Just when we thought we’d have to remind the politicians that we were prepared to change our vote to support our demands for urgent pension reform, federal Finance Minister Jim Flaherty and Ontario Finance Minister Dwight Duncan exchanged letters setting out their vision of pension reform on the eve of their meeting in PEI.

Clearly they had discussed it between themselves since the letters were nearly identical but they caught the other Finance Ministers off guard, especially Alberta’s Ted Morton, who was already staking out outlier territory on pension reform, and was quoted fuming that he would have appreciated more notice.

Perhaps he might have briefed himself on his predecessor, Iris Evans’ promise to “go it alone” to set up a supplementary plan if her colleagues were not ready to act nationally.

Or maybe read the submissions and recommendations from the 2008 BC-Alberta Joint Expert Pension Panel which lead BC Premier Gordon Campbell to get a Bill passed as a pre-election initiative to set up a voluntary supplementary pension plan.
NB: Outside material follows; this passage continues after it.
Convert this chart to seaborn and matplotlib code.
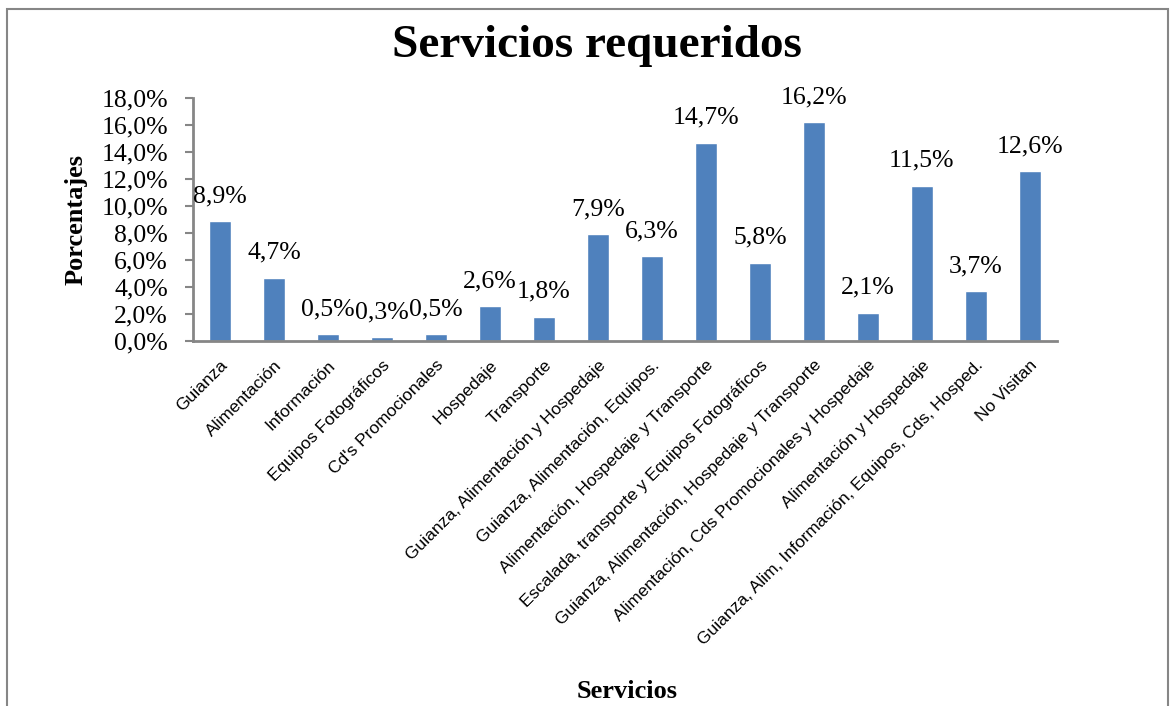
import matplotlib
matplotlib.use("Agg")
import matplotlib.pyplot as plt
import seaborn as sns
import pandas as pd
import numpy as np
from matplotlib.patches import Rectangle

servicios = [
    "Guianza",
    "Alimentación",
    "Información",
    "Equipos Fotográficos",
    "Cd's Promocionales",
    "Hospedaje",
    "Transporte",
    "Guianza, Alimentación y Hospedaje",
    "Guianza, Alimentación, Equipos.",
    "Alimentación, Hospedaje y Transporte",
    "Escalada, transporte y Equipos Fotográficos",
    "Guianza, Alimentación, Hospedaje y Transporte",
    "Alimentación, Cds Promocionales y Hospedaje",
    "Alimentación y Hospedaje",
    "Guianza, Alim, Información, Equipos, Cds, Hosped.",
    "No Visitan",
]
porcentajes = [8.9, 4.7, 0.5, 0.3, 0.5, 2.6, 1.8, 7.9, 6.3, 14.7, 5.8, 16.2, 2.1, 11.5, 3.7, 12.6]
yticks = [0, 2, 4, 6, 8, 10, 12, 14, 16, 18]

df = pd.DataFrame({"Servicios": servicios, "Porcentajes": porcentajes})

sns.set_style("white")
plt.rcParams["text.color"] = "black"
plt.rcParams["axes.labelcolor"] = "black"
plt.rcParams["xtick.color"] = "black"
plt.rcParams["ytick.color"] = "black"
serif = ["Liberation Serif", "DejaVu Serif"]
sans = ["Liberation Sans", "DejaVu Sans"]

fig = plt.figure(figsize=(11.72, 7.06), dpi=100)
ax = fig.add_axes([0.1647, 0.517, 0.737, 0.344])

sns.barplot(data=df, x="Servicios", y="Porcentajes", color="#4F81BD",
            width=0.4, saturation=1, ax=ax)

for i, v in enumerate(porcentajes):
    ax.annotate(f"{v:.1f}%".replace(".", ","), (i, v), xytext=(0, 10),
                textcoords="offset points", ha="center", va="bottom",
                fontsize=18.5, family=serif)

ax.set_ylim(0, 18)
ax.set_xlim(-0.5, len(servicios) - 0.5)
ax.set_yticks(yticks)
ax.set_yticklabels([f"{t:.1f}%".replace(".", ",") for t in yticks],
                   fontsize=18.5, family=serif)
ax.set_xticks(range(len(servicios)))
ax.set_xticklabels(servicios, rotation=45, ha="right", rotation_mode="anchor",
                   fontsize=12.5, family=sans)
ax.tick_params(axis="y", direction="out", length=6, width=1.5, colors="black",
               left=True, pad=12)
ax.tick_params(axis="y", color="#868686")
ax.tick_params(axis="x", length=0, pad=12)

for s in ["top", "right"]:
    ax.spines[s].set_visible(False)
for s in ["left", "bottom"]:
    ax.spines[s].set_color("#868686")
    ax.spines[s].set_linewidth(2)

ax.set_xlabel("")
ax.set_ylabel("Porcentajes", fontsize=19, fontweight="bold", family=serif, labelpad=10)

fig.text(0.509, 0.935, "Servicios requeridos", ha="center", va="center",
         fontsize=34, fontweight="bold", family=serif)
fig.text(0.535, 0.02, "Servicios", ha="center", va="center",
         fontsize=19, fontweight="bold", family=serif)

fig.patches.append(Rectangle((0.006, -0.01), 0.991, 0.997, transform=fig.transFigure,
                             fill=False, edgecolor="#868686", linewidth=1.5))

fig.savefig("out.png", dpi=100)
That ABC Plan appears to be in limbo with no action since the election.

Last May, the Finance Ministers established a Research Working Group to study the various proposals for reform. CARP and others pressing for reform were worried that this was a delay tactic. The political rhetoric was essentially that the fears about under saving and retirement insecurity were over blown. This was backed up by the engagement of a economist known for his views supporting that position.

So CARP made a point of meeting with provincial finance ministers – starting in Newfoundland, then Nova Scotia and earlier this year in Manitoba – where we found much more receptivity – possibly because people in those provinces in particular faced more economic challenges and financial insecurity came more readily to mind.

Indeed, Newfoundland’s then Finance Minister, Jerome Kennedy, committed to giving CARP’s proposal for a Universal Pension Plan to his counterparts on the Research Working Group – which was directly responsible for CARP’s UPP being included as one of the major options under consideration.

By the time we met with BC Finance Minister Colin Hansen this Spring, he had already led the charge to issue a minority report to the disappointing declarations coming out of their Whitehorse meeting in December. Apparently telling Canadians that our retirement system was just fine was thought necessary in a fragile economy. Minister Hansen was reminded of that when he was obliged to retract his call to action, that a pension crisis was looming unless governments acted. When I quizzed him about it, he said the situation needed public attention but it was not a “crisis”.

So obviously, there were low expectations as the ministers made their way to PEI. The CARP poll taken that day showed that our members certainly did not have much optimism. Then almost as soon as we sent out the poll, the exchange of letters was released without much advance notice.

Was this a breakthrough or a mirage? Hard to tell without the fanfare!